Alternatively, he could lose to a hardline opponent. Supreme Leader Ali Khamenei has already told one former president, the populist Mahmoud Ahmadinejad, not to stand as he would be a polarising figure. Another conservative figure, the leader of the IRGC’s elite Quds force, Major General Qasem Soleimani, has also ruled himself out, but there are plenty of other potential rivals who could mount a serious challenge, including parliamentary speaker Ali Larijani and the mayor of Tehran, Mohammad Bagher Ghalibaf.
The result of the election will help to determine whether the current opening up of the economy continues, or whether it will be scaled back. There are many competing centres of power in the country and not all are enthusiastic about the current process of reform and openness.

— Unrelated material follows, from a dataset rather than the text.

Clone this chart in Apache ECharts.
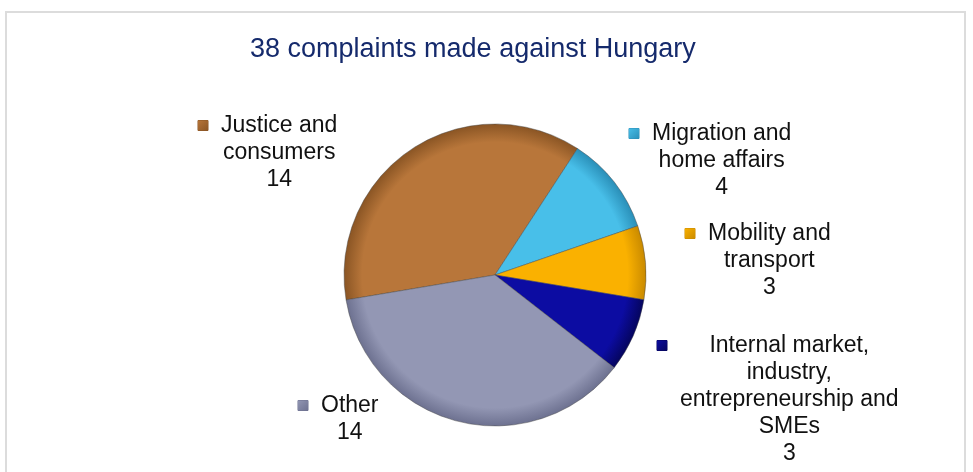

“Technocrats in government see this as the only way to reinvigorate the economy, but the elite
are sceptical that opening up will see them lose control. However the example of Chinese economic transition indicates it is possible to open up the economy to foreign investment and competition without losing political control,” says Emadi.
The delicate balance of the situation leads some observers to suggest that caution is the best approach for now.
“In general, for long-term investment, you should be cautious with companies where ownership includes a government entity,” says Ali Nassersaeid, co-founder of the American Iranian Business Council. “The Iranian government is still in a state of flux as far as supporting the needs of foreign investment. They are making many of the right moves and their goal is to be a good place to invest. However, political issues could hamper these efforts.”